20140916

8


十六日九月
食べ物

SHOPPING CART
  • ginger
  • banana
  • mysterious purple fruit, an iridescent purple kind of like a plum, shape is like a football, slightly more rounded
  • rice
  • mirin – rice wine used for cooking
  • lemongrass
  • cinnamon
  • nutmeg
  • mysterious vegetable whose name I forget, I asked someone next to me in the supermarket if it’s like an onion, and she says no What’s it used for? I ask, and she tells me you use it in Miso. The reason I asked if it were like an onion is because it was roughly the shape and size of a shallot, but with only fresh, deep-green purple stubby leaves growing out of it in a pattern similar to that of an artichoke. I thought perhaps it was related to leeks (and in turn onions), but then again I don’t think leeks and artichokes are related.


RAW SALAD
  • grated carrot
  • diced daikon radish
  • shredded cabbage
  • sliced green pepper (I’m unclear on what type, it is long and skinny, like a chili in shape but more bitter than spicy.)
  • grated lemon (pulp and rind)



DRESSING
  • 3 pitted umeboshi plums, chopped so as to form a paste
  • ¼ cup of olive oil
  • Perhaps equal parts of oil and mirin (mirin is the sweet element)
  • half teaspoon of new Thai curry paste I bought yesterday – it is chunky, spicy, and bitter
  • juice of half a lemon


I found the dressing rather unbalanced and ending up adding salt in addition to that already included in the plums and curry paste. I also add black pepper and the “zest” from the freaky-deaky vegetable I thought was jicama. It adds some viscosity (when rubbed the vegetable dissolves into this slimy white juice, not unsimilar in texture to reproductive juices). I think I dressed the salad too early or otherwise should have eaten sooner. I think I remember Matt telling me – was it him? someone – that acid can actually cook ingredients like raw ground beef. In any case my veggies lost their crispness and the overall sensation was too frontal. It was all sting and no fragrance.

I served the salad with leftover Korean cuttlefish I bought at the market yesterday.

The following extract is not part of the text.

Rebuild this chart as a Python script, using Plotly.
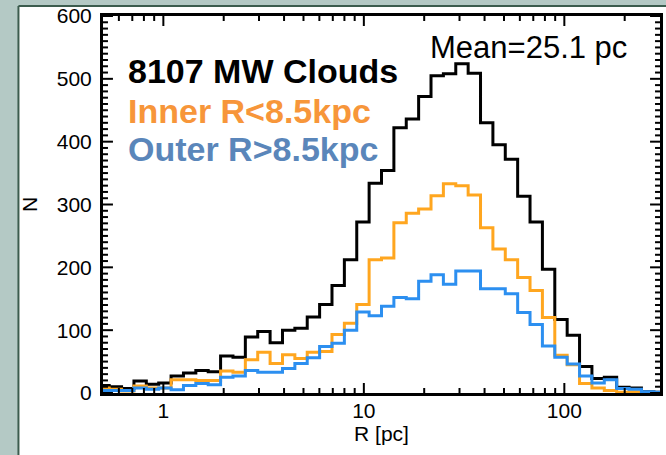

It was julienned and glazed ina bright orange sauce. The meat is curly but not too long, significantly chewy. The sauce is a sweet-spicy, instant gratification kind of thing. I eat too much and feel sick afterwards. It may not have soy sauce, but I’m pretty sure it’s not gluten-free. Dessert is sliced kiwi, washed, with skin on – for the fiver, as Adam Simmons taught me at his Appleseeds cooking demonstration years ago.